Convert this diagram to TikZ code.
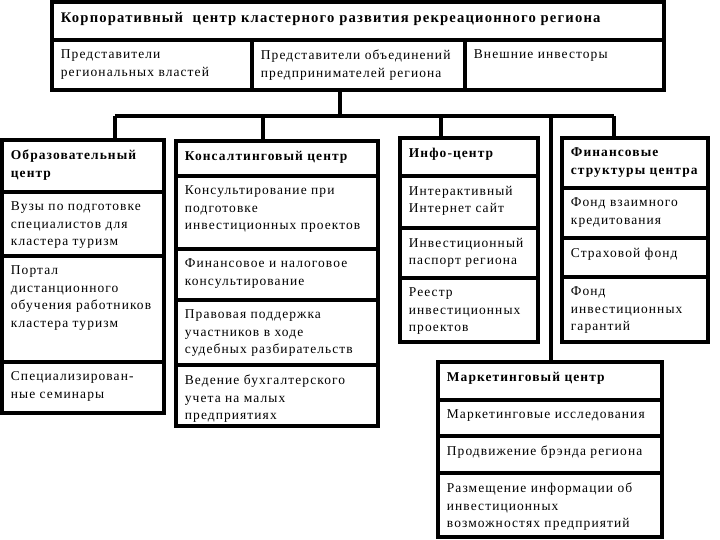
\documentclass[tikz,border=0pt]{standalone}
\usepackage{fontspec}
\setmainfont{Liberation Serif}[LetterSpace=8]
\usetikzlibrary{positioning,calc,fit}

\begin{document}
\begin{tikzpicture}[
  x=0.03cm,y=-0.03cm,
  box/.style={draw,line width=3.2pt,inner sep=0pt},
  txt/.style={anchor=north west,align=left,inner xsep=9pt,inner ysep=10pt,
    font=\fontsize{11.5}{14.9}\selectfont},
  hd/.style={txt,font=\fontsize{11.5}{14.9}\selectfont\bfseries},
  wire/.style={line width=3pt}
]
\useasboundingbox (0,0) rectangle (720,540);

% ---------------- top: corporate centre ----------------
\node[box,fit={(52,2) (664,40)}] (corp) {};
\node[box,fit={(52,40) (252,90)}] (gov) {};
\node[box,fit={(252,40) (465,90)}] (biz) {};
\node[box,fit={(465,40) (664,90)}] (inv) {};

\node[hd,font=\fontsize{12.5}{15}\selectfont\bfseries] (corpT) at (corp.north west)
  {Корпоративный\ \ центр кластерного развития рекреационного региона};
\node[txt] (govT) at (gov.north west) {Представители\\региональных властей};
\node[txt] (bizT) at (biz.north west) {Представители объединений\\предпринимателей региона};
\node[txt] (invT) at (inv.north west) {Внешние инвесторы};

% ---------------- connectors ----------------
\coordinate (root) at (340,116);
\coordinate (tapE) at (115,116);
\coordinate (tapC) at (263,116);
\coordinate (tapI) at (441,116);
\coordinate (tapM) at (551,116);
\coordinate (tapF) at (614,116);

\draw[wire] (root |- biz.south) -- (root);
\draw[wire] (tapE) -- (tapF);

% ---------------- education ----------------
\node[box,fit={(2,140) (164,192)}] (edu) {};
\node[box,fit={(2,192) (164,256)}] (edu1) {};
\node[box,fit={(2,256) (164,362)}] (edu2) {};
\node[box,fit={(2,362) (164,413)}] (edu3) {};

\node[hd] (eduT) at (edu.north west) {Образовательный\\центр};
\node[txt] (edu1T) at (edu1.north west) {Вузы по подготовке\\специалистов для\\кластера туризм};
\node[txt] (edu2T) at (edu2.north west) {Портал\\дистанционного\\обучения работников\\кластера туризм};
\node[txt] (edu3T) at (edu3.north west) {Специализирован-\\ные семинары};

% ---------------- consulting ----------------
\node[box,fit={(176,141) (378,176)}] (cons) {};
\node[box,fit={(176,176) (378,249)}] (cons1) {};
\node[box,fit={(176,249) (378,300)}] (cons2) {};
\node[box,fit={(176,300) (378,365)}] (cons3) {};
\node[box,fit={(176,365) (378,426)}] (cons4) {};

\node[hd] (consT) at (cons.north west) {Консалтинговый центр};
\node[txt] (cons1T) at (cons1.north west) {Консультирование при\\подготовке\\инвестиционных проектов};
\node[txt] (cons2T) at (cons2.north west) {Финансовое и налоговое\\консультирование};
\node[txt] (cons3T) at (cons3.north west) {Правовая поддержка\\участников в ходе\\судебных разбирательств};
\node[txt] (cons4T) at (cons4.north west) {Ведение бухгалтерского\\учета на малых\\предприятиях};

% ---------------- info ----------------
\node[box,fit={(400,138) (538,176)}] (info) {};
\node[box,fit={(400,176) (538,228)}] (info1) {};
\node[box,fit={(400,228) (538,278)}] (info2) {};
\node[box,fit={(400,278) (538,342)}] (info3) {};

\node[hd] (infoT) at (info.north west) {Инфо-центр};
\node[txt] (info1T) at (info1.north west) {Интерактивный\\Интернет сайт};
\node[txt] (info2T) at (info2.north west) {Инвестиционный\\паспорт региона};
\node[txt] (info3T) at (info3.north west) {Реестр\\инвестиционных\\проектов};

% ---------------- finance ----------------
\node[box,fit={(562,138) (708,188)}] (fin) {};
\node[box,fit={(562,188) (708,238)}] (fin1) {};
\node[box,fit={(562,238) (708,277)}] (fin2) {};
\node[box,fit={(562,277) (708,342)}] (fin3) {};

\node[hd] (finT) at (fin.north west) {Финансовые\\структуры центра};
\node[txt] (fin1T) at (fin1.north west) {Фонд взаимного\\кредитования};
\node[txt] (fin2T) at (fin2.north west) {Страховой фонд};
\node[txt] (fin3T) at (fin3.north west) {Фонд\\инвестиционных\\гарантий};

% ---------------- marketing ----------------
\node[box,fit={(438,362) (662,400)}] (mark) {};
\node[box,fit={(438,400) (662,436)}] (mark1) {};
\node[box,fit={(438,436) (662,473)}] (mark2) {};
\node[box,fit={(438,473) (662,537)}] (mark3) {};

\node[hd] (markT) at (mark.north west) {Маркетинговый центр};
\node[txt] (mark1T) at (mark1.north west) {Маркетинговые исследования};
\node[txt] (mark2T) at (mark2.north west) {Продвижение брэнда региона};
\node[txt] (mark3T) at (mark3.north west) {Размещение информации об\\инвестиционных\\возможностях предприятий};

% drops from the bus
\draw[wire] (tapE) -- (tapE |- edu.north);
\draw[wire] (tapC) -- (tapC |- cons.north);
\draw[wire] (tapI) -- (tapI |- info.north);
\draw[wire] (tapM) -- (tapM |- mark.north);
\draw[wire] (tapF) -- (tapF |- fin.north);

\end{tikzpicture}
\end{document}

※ ※ ※

Print the data above verbatim from the first line through the line holding "(0,0) rectangle (720,540);", leaving every picture out.

Convert this diagram to TikZ code.
\documentclass[tikz,border=0pt]{standalone}
\usepackage{fontspec}
\setmainfont{Liberation Serif}[LetterSpace=8]
\usetikzlibrary{positioning,calc,fit}

\begin{document}
\begin{tikzpicture}[
  x=0.03cm,y=-0.03cm,
  box/.style={draw,line width=3.2pt,inner sep=0pt},
  txt/.style={anchor=north west,align=left,inner xsep=9pt,inner ysep=10pt,
    font=\fontsize{11.5}{14.9}\selectfont},
  hd/.style={txt,font=\fontsize{11.5}{14.9}\selectfont\bfseries},
  wire/.style={line width=3pt}
]
\useasboundingbox (0,0) rectangle (720,540);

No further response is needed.